Het DRS-systeem lijkt zijn langste tijd te hebben gehad in de F1
- Ludo van Denderen
Om het inhalen eenvoudiger te maken, introduceerde de Formule 1 enkele jaren geleden het DRS-systeem. Als een coureur op bepaalde plekken van het circuit binnen een seconde van zijn voorganger rijdt, krijgt hij tijdelijk een hogere topsnelheid. Voor een geslaagde inhaalactie was een Formule 1-coureur in veel gevallen echt afhankelijk van DRS.
Minder afhankelijk
Met de nieuwe reglementen die dit seizoen ingaan, zou het makkelijker moeten zijn om dichter op de staart van een voorganger te rijden en vervolgens makkelijker in te halen. Andy Green, Chief Technical Officer van Aston Martin, gelooft dat de nieuwe generatie auto's als gevolg geleidelijk hun afhankelijkheid van DRS als hulpmiddel bij het inhalen verliezen. De nieuwe auto’s zijn namelijk ontworpen om de auto minder afhankelijk te maken van de neerwaartse kracht die wordt geproduceerd door de vleugels. Daardoor moeten ze sneller zijn in een rechte lijn.

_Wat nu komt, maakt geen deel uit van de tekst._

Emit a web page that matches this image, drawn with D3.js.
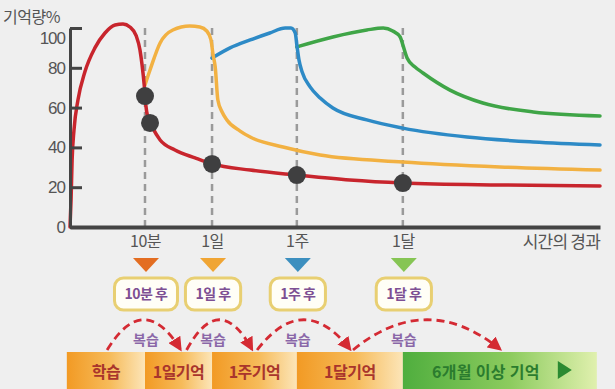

Voorlopig zal de DRS net zo krachtig zijn als voorheen, zo liet Green weten tijdens de lancering van Aston Martin's AMR22. Maar hij roept de FIA op om eens te kijken of de DRS-zones aangepast moeten worden, want in principe zou het systeem niet meer nodig hoeven te zijn. Green verwacht ook dat de FIA het nut van DRS-zones tegen het licht gaat houden.
Verdwijnen
Volgens Green ligt het voor de hand dat DRS-zones na verloop van tijd minder lang worden of zelfs volledig verdwijnen. Volgens de techneut van Aston Martin zou dat een goede zaak zijn, al duurt het waarschijnlijk nog even voordat het echt zo ver is.